Want to learn more about Kittl Teams? Check out our article about it here

A graphic design app from designers, for designers

Great graphic design tools aren't created in a vacuum—they're built by people who deeply understand the creative process. The best platforms emerge from a genuine mission to solve real problems that designers face every day, not just to add more features to a checklist.

The ideal design app comes from a team that watches how designers actually work, identifies the friction points in their process, and obsessively focuses on removing those obstacles.

When a tool is built with this level of understanding and empathy, it doesn't just help you complete tasks—it becomes an extension of your creative thinking. It anticipates your needs, respects your process, and gives you more space to focus on what matters: bringing your vision to life.

A tool that evolves with you.

The best design tools don’t stay frozen in time. They evolve alongside your work. As trends shift and the types of projects you take on change, your tool should continue to feel relevant.

The best tools provide expanding libraries of contemporary assets and templates that stay relevant to current design trends.
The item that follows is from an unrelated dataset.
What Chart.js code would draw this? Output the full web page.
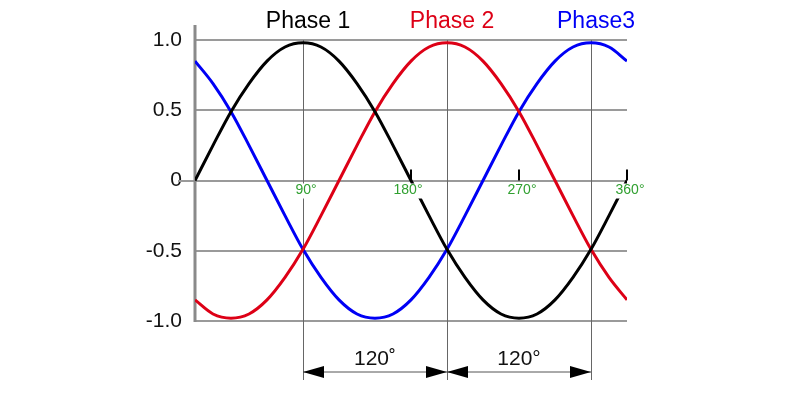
<!DOCTYPE html>
<html>
<head>
<meta charset="utf-8">
<script src="https://cdn.jsdelivr.net/npm/chart.js@4.4.0/dist/chart.umd.min.js"></script>
<style>
  html, body { margin: 0; padding: 0; background: #fff; }
  #wrap { width: 800px; height: 400px; }
</style>
</head>
<body>
<div id="wrap"><canvas id="phases"></canvas></div>
<script>
// angle in degrees, values every 15 degrees
var angles = [0, 15, 30, 45, 60, 75, 90, 105, 120, 135, 150, 165, 180, 195, 210, 225, 240, 255, 270, 285, 300, 315, 330, 345, 360];
var phase1 = [0, 0.25, 0.49, 0.69, 0.85, 0.95, 0.98, 0.95, 0.85, 0.69, 0.49, 0.25, 0, -0.25, -0.49, -0.69, -0.85, -0.95, -0.98, -0.95, -0.85, -0.69, -0.49, -0.25, 0];
var phase2 = [-0.85, -0.95, -0.98, -0.95, -0.85, -0.69, -0.49, -0.25, 0, 0.25, 0.49, 0.69, 0.85, 0.95, 0.98, 0.95, 0.85, 0.69, 0.49, 0.25, 0, -0.25, -0.49, -0.69, -0.85];
var phase3 = [0.85, 0.69, 0.49, 0.25, 0, -0.25, -0.49, -0.69, -0.85, -0.95, -0.98, -0.95, -0.85, -0.69, -0.49, -0.25, 0, 0.25, 0.49, 0.69, 0.85, 0.95, 0.98, 0.95, 0.85];

var seriesNames = ['Phase 1', 'Phase 2', 'Phase3'];
var seriesColors = ['#000000', '#dd0016', '#0000f5'];
var peakAngles = [90, 210, 330];

var yTickValues = [1, 0.5, 0, -0.5, -1];
var yTickLabels = ['1.0', '0.5', '0', '-0.5', '-1.0'];

var degTicks = [90, 180, 270, 360];
var degLabels = ['90°', '180°', '270°', '360°'];

var shiftLabels = ['120˚', '120°'];

var FONT = '"Liberation Sans", Arial, sans-serif';

function toPoints(vals) {
  return angles.map(function (a, i) { return { x: a, y: vals[i] }; });
}

var decor = {
  id: 'decor',
  beforeDatasetsDraw: function (chart) {
    var c = chart.ctx, xs = chart.scales.x, ys = chart.scales.y;
    var left = xs.getPixelForValue(0), right = xs.getPixelForValue(360);
    c.save();
    // horizontal grid
    c.strokeStyle = '#9a9a9a';
    c.lineWidth = 2;
    yTickValues.forEach(function (v) {
      var y = Math.round(ys.getPixelForValue(v));
      c.beginPath();
      c.moveTo(v === 0 ? left - 17 : left, y);
      c.lineTo(right, y);
      c.stroke();
    });
    // vertical lines through the peaks
    c.strokeStyle = '#666';
    c.lineWidth = 1;
    peakAngles.forEach(function (a) {
      var x = Math.round(xs.getPixelForValue(a)) + 0.5;
      c.beginPath();
      c.moveTo(x, ys.getPixelForValue(1));
      c.lineTo(x, 380);
      c.stroke();
    });
    // y axis line
    c.strokeStyle = '#8a8a8a';
    c.lineWidth = 3;
    c.beginPath();
    c.moveTo(left, 25);
    c.lineTo(left, ys.getPixelForValue(-1) + 1);
    c.stroke();
    c.restore();
  },
  afterDatasetsDraw: function (chart) {
    var c = chart.ctx, xs = chart.scales.x, ys = chart.scales.y;
    var y0 = ys.getPixelForValue(0);
    c.save();
    // degree labels (white box hides the curve behind)
    c.font = '14px ' + FONT;
    c.textAlign = 'center';
    c.textBaseline = 'middle';
    degTicks.forEach(function (a, i) {
      var x = xs.getPixelForValue(a) + (a === 180 ? -3 : 3);
      var w = c.measureText(degLabels[i]).width;
      c.fillStyle = '#fff';
      c.fillRect(x - w / 2 - 1, y0 + 3, w + 2, 15);
      c.fillStyle = '#30a030';
      c.fillText(degLabels[i], x, y0 + 10);
      if (a !== 90) {
        c.strokeStyle = '#000';
        c.lineWidth = 2;
        c.beginPath();
        c.moveTo(Math.round(xs.getPixelForValue(a)), y0 - 11);
        c.lineTo(Math.round(xs.getPixelForValue(a)), y0);
        c.stroke();
      }
    });
    // series titles over the peaks
    c.font = '23px ' + FONT;
    c.textBaseline = 'alphabetic';
    peakAngles.forEach(function (a, i) {
      c.fillStyle = seriesColors[i];
      c.fillText(seriesNames[i], xs.getPixelForValue(a) + 5, 28);
    });
    // 120 degree dimension arrows
    var ay = 372;
    for (var k = 0; k < 2; k++) {
      var x1 = xs.getPixelForValue(peakAngles[k]);
      var x2 = xs.getPixelForValue(peakAngles[k + 1]);
      c.strokeStyle = '#555';
      c.lineWidth = 1;
      c.beginPath();
      c.moveTo(x1, ay);
      c.lineTo(x2, ay);
      c.stroke();
      c.fillStyle = '#000';
      c.beginPath();
      c.moveTo(x1, ay);
      c.lineTo(x1 + 21, ay - 6);
      c.lineTo(x1 + 21, ay + 6);
      c.closePath();
      c.fill();
      c.beginPath();
      c.moveTo(x2, ay);
      c.lineTo(x2 - 21, ay - 6);
      c.lineTo(x2 - 21, ay + 6);
      c.closePath();
      c.fill();
      c.font = '21px ' + FONT;
      c.textAlign = 'center';
      c.fillStyle = '#111';
      c.fillText(shiftLabels[k], (x1 + x2) / 2, 365);
    }
    c.restore();
  }
};

var ctx = document.getElementById('phases').getContext('2d');
var myChart = new Chart(ctx, {
  type: 'line',
  data: {
    datasets: seriesNames.map(function (name, i) {
      return {
        label: name,
        data: toPoints([phase1, phase2, phase3][i]),
        borderColor: seriesColors[i],
        borderWidth: 3,
        pointRadius: 0,
        cubicInterpolationMode: 'monotone',
        fill: false
      };
    })
  },
  options: {
    responsive: true,
    maintainAspectRatio: false,
    animation: false,
    layout: { padding: { top: 40, right: 173, bottom: 79, left: 0 } },
    scales: {
      x: { type: 'linear', min: 0, max: 360, display: false },
      y: {
        min: -1,
        max: 1,
        afterFit: function (scale) { scale.width = 195; },
        border: { display: false },
        grid: { display: false, drawTicks: false },
        ticks: {
          stepSize: 0.5,
          padding: 13,
          color: '#111',
          font: { size: 21, family: FONT },
          callback: function (v) {
            var i = yTickValues.indexOf(v);
            return i >= 0 ? yTickLabels[i] : '';
          }
        }
      }
    },
    plugins: {
      legend: { display: false },
      tooltip: { enabled: false }
    }
  },
  plugins: [decor]
});
</script>
</body>
</html>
They introduce new features that anticipate shifting design approaches before you even realize you need them. And they include learning resources that help you master advanced techniques as you grow.

Because design doesn’t stand still — and neither should your software.

We’ve been putting up with too much.

All those little moments, jumping between apps, hunting down decent assets, wrestling with text that won’t bend the way you need it to. We tell ourselves it’s part of the process. But it shouldn’t be.

A great design app doesn’t just help you finish the job. It keeps up with you. It moves at the speed of your ideas, makes room for curiosity, and lets you stay focused on creating.

That’s what we’re building with Kittl. But honestly? This isn’t about pitching you. It’s about setting a standard. Because every designer deserves tools that feel like part of their brain, not another thing to manage.